Entries with chart source code:
···

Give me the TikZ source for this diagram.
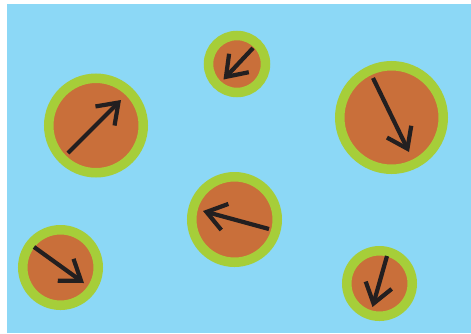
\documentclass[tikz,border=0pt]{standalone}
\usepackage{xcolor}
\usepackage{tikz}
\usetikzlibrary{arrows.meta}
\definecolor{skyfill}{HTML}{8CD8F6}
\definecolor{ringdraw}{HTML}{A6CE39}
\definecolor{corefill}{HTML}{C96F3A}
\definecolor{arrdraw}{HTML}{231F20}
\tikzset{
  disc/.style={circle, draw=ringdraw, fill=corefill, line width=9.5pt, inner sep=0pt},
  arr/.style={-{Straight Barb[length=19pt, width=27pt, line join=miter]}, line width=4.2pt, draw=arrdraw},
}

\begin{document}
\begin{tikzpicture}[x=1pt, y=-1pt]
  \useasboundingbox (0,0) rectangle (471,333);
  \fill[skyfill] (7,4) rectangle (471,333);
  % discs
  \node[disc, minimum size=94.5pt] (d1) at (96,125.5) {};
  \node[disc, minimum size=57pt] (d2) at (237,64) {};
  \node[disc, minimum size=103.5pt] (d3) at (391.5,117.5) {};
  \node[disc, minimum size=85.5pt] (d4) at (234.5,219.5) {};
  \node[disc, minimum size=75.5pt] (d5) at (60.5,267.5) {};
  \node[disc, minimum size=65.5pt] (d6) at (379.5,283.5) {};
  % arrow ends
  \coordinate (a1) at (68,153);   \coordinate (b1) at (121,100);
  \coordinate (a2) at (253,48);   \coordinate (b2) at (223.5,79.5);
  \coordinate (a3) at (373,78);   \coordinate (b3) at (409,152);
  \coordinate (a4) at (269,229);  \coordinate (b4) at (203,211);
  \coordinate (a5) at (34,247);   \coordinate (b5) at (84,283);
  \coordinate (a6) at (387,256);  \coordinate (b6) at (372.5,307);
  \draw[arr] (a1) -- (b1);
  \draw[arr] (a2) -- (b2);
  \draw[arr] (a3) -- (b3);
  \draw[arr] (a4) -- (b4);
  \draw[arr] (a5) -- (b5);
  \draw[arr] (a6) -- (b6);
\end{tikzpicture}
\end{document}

···

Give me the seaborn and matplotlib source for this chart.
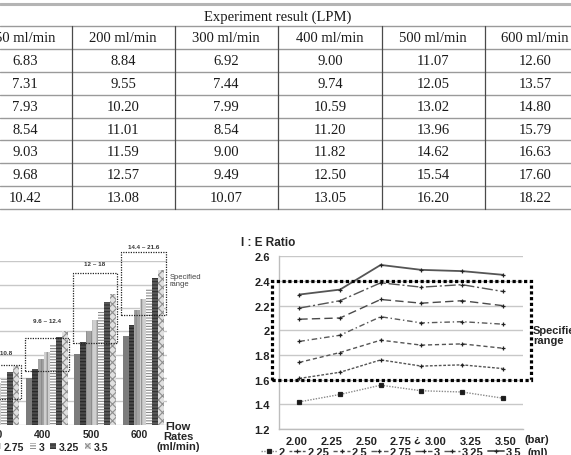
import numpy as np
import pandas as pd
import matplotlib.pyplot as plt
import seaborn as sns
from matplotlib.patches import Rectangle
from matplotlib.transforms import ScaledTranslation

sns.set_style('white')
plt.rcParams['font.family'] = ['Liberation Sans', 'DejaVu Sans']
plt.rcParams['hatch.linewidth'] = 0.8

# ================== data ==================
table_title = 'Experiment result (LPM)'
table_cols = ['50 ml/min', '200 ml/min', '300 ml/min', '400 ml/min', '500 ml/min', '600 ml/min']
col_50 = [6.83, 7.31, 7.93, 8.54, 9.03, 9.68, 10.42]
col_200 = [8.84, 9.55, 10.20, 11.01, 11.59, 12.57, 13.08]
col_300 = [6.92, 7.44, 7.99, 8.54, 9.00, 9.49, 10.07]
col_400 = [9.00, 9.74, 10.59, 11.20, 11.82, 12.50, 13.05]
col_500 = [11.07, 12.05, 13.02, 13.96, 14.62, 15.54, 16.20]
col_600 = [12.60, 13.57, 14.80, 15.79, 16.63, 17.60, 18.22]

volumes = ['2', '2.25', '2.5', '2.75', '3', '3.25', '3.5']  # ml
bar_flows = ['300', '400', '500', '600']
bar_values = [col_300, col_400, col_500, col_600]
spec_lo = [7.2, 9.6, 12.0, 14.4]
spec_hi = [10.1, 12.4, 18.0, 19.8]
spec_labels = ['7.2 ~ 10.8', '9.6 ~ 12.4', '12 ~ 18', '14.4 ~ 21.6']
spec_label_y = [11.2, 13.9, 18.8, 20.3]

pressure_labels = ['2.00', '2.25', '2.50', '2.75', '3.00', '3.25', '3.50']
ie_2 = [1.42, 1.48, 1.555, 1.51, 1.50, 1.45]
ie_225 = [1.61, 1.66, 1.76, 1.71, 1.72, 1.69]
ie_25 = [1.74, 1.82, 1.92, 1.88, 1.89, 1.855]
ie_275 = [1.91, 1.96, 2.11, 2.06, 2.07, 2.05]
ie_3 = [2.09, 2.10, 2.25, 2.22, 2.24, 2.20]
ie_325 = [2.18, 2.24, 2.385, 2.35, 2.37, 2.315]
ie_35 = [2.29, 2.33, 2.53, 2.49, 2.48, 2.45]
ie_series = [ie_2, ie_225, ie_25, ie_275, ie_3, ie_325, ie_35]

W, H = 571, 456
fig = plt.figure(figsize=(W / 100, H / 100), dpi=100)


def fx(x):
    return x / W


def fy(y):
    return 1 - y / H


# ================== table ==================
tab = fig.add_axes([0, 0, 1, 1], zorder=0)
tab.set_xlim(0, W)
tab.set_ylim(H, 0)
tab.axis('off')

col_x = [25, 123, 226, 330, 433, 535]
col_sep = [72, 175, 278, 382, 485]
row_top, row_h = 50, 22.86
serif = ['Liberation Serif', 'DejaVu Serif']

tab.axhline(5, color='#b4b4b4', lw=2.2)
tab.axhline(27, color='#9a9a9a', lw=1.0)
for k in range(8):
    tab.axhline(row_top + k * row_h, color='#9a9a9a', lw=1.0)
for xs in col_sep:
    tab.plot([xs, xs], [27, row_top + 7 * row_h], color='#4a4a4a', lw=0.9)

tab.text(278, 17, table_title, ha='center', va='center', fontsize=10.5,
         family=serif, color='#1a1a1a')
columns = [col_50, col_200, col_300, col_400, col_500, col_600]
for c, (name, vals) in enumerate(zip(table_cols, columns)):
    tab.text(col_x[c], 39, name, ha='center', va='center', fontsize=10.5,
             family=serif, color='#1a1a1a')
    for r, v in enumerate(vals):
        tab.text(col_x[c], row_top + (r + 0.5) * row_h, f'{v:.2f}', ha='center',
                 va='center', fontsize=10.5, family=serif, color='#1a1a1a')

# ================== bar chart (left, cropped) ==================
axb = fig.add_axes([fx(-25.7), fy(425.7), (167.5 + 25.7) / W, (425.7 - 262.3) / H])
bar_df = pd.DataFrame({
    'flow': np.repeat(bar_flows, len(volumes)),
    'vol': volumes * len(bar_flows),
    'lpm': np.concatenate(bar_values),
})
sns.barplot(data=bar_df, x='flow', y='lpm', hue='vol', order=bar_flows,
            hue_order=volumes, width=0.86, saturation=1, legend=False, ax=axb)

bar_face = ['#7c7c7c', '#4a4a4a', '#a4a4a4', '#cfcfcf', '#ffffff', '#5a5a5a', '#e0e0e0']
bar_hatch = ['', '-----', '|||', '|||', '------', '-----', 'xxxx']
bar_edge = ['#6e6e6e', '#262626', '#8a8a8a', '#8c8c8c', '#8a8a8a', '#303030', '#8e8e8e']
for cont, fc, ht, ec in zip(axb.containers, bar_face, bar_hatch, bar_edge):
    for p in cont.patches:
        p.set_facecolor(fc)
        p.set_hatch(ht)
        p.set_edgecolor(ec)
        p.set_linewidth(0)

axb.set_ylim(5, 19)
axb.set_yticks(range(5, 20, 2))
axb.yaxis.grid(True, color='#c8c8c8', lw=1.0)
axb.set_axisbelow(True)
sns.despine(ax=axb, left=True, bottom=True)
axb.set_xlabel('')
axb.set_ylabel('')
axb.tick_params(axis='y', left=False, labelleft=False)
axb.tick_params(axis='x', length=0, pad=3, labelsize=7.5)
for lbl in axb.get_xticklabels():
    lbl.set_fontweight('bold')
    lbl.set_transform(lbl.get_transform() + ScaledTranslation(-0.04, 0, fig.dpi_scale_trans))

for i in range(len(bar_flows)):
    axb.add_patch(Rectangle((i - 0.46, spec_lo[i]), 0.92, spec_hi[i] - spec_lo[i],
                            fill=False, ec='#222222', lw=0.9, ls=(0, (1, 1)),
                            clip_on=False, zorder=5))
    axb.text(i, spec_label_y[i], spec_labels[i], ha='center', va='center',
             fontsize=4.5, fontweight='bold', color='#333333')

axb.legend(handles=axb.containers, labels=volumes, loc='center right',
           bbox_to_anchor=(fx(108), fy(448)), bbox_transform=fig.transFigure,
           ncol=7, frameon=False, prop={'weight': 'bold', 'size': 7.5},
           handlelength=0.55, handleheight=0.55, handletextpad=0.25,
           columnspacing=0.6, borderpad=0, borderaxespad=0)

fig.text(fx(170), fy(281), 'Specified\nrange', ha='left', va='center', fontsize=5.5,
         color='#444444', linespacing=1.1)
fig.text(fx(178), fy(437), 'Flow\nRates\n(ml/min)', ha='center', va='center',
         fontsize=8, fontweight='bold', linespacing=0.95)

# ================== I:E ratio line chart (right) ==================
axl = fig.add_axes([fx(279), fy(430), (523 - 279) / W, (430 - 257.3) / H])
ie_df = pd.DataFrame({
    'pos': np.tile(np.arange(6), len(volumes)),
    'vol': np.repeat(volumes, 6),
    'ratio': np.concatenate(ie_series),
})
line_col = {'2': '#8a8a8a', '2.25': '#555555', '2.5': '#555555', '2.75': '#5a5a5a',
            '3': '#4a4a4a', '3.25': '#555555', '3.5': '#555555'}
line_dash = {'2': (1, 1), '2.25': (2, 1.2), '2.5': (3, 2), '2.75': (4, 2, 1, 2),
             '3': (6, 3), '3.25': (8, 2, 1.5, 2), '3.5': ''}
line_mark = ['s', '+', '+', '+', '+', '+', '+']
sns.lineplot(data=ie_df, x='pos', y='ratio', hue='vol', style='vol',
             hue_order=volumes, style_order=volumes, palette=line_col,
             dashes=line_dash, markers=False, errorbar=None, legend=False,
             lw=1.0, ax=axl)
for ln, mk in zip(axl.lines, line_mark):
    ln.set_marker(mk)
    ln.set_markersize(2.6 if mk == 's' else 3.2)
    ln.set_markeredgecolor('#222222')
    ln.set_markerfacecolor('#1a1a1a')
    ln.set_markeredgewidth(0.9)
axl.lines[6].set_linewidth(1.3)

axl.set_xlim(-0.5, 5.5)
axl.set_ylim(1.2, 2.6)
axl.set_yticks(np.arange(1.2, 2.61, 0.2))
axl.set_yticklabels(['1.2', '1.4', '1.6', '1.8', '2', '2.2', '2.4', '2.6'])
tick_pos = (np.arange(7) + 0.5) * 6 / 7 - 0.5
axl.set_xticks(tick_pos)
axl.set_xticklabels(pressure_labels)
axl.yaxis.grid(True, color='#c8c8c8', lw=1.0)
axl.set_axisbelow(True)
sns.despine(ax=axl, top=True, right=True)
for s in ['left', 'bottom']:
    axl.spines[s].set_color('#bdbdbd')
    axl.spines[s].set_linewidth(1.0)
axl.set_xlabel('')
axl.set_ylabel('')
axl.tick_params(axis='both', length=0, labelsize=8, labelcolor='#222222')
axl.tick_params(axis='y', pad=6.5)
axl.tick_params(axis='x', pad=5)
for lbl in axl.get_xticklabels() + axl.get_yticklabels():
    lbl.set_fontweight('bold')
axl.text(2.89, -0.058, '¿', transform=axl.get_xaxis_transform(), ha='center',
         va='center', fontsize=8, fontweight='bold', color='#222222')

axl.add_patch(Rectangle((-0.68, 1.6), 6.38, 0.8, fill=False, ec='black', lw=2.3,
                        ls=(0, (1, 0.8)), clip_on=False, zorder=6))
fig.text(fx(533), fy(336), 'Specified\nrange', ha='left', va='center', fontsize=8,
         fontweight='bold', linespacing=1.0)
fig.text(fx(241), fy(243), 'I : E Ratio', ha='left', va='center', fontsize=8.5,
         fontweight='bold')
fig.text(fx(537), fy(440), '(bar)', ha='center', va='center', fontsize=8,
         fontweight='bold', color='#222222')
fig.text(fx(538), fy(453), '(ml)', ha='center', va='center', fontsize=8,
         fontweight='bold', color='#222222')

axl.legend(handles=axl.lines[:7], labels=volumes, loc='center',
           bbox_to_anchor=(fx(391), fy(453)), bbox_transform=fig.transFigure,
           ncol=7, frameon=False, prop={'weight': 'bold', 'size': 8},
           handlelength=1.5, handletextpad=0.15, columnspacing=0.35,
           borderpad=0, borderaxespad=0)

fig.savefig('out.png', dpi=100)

···

• [Objective] In the listing above, find the line containing "Give me the seaborn" and the line containing "return 1 - y / H", then return both of them and every line between, exactly, without pictures.

• [Exercise output]
Give me the seaborn and matplotlib source for this chart.
import numpy as np
import pandas as pd
import matplotlib.pyplot as plt
import seaborn as sns
from matplotlib.patches import Rectangle
from matplotlib.transforms import ScaledTranslation

sns.set_style('white')
plt.rcParams['font.family'] = ['Liberation Sans', 'DejaVu Sans']
plt.rcParams['hatch.linewidth'] = 0.8

# ================== data ==================
table_title = 'Experiment result (LPM)'
table_cols = ['50 ml/min', '200 ml/min', '300 ml/min', '400 ml/min', '500 ml/min', '600 ml/min']
col_50 = [6.83, 7.31, 7.93, 8.54, 9.03, 9.68, 10.42]
col_200 = [8.84, 9.55, 10.20, 11.01, 11.59, 12.57, 13.08]
col_300 = [6.92, 7.44, 7.99, 8.54, 9.00, 9.49, 10.07]
col_400 = [9.00, 9.74, 10.59, 11.20, 11.82, 12.50, 13.05]
col_500 = [11.07, 12.05, 13.02, 13.96, 14.62, 15.54, 16.20]
col_600 = [12.60, 13.57, 14.80, 15.79, 16.63, 17.60, 18.22]

volumes = ['2', '2.25', '2.5', '2.75', '3', '3.25', '3.5']  # ml
bar_flows = ['300', '400', '500', '600']
bar_values = [col_300, col_400, col_500, col_600]
spec_lo = [7.2, 9.6, 12.0, 14.4]
spec_hi = [10.1, 12.4, 18.0, 19.8]
spec_labels = ['7.2 ~ 10.8', '9.6 ~ 12.4', '12 ~ 18', '14.4 ~ 21.6']
spec_label_y = [11.2, 13.9, 18.8, 20.3]

pressure_labels = ['2.00', '2.25', '2.50', '2.75', '3.00', '3.25', '3.50']
ie_2 = [1.42, 1.48, 1.555, 1.51, 1.50, 1.45]
ie_225 = [1.61, 1.66, 1.76, 1.71, 1.72, 1.69]
ie_25 = [1.74, 1.82, 1.92, 1.88, 1.89, 1.855]
ie_275 = [1.91, 1.96, 2.11, 2.06, 2.07, 2.05]
ie_3 = [2.09, 2.10, 2.25, 2.22, 2.24, 2.20]
ie_325 = [2.18, 2.24, 2.385, 2.35, 2.37, 2.315]
ie_35 = [2.29, 2.33, 2.53, 2.49, 2.48, 2.45]
ie_series = [ie_2, ie_225, ie_25, ie_275, ie_3, ie_325, ie_35]

W, H = 571, 456
fig = plt.figure(figsize=(W / 100, H / 100), dpi=100)


def fx(x):
    return x / W


def fy(y):
    return 1 - y / H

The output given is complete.